Dispatched to Charleroi, 34 km away, the balloon had to be moved in a fully inflated state because Jourdan needed news from that sector as soon as possible.

Crossing Obstacles

Accompanied by a cavalry escort, it set off tethered to a horsedrawn wagon, but the first problem was to pass through the city gate of Mauberge. Guyton proposed to cross the wall at night. He would abandon the cart and tie the ropes from the balloon to the 20 mounted men who formed the escort, leaving a man aboard to control the ballast.

By gradually transferring the ropes from the cart to the cavalrymen, the obstacle was passed and the march continued through the night of 22nd-23rd. The balloon maintained at a height such that cavalry and transports could pass beneath it. The effect of this on the horses is not recorded.

The 'Entreprenant' reached Charleroi the following day, the 25th, just as the fortress was captured from the Allies. It was aloft on 26 June 1794 throughout most of the battle of Fleurus from 6.00 a.m. to 4.00 p.m. In the first use of aviation in battle, Coutelle was in the gon dola during the fighting supplying information, which is said to have assisted Jourdan to defeat the Austrians.

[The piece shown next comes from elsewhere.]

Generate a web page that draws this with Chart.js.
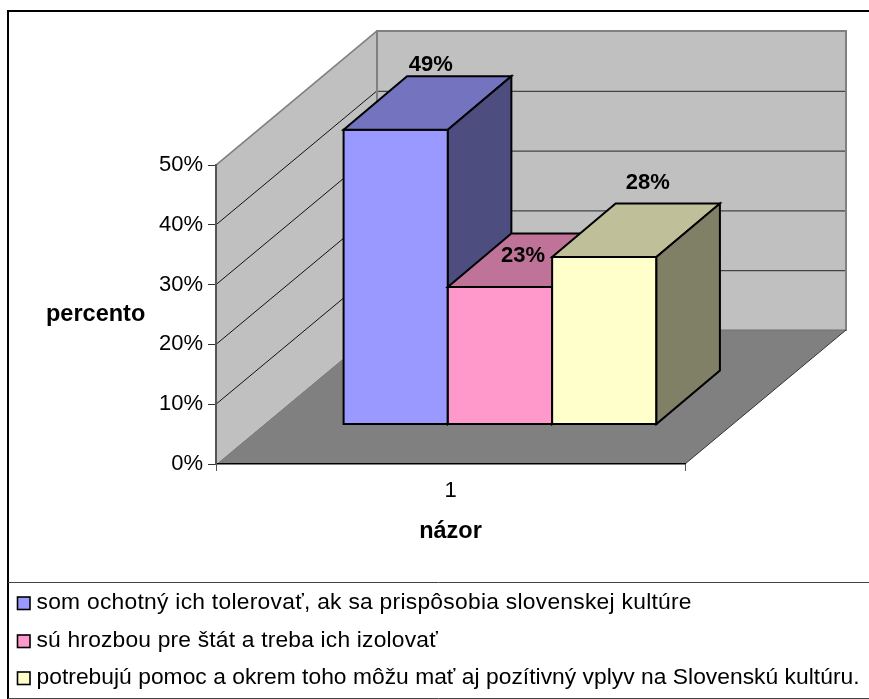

Unfortunately, the reports about its effectiveness in confirming Austrian movements were later lost, but Jourdan's later report in 1799 was instrumental in leading to the disbandment of the force. Soult and Championnet also said it served no real purpose, although it may have caused some consternation in the Austrian ranks.

Much of the fighting led by the Austrian left under Archduke Charles and Beaulieu took place around Charleroi in broken terrain where the actual army lines flowed continuously. The reason why the French won the battle of Fleurus was largely due the nerve of the Allied commander, Coburg, failing at the crucial moment, not that Jourdan derived some intelligence advantage from his balloon.

On 5 July, after 27 flights and suffering from the heat and several rainstorms, the balloon was greatly weakened and suffered heavy damage in a storm. All these flights had been on the original gas, which was gradually seeping out of the envelope, so it was sent back to Mauberge for repair.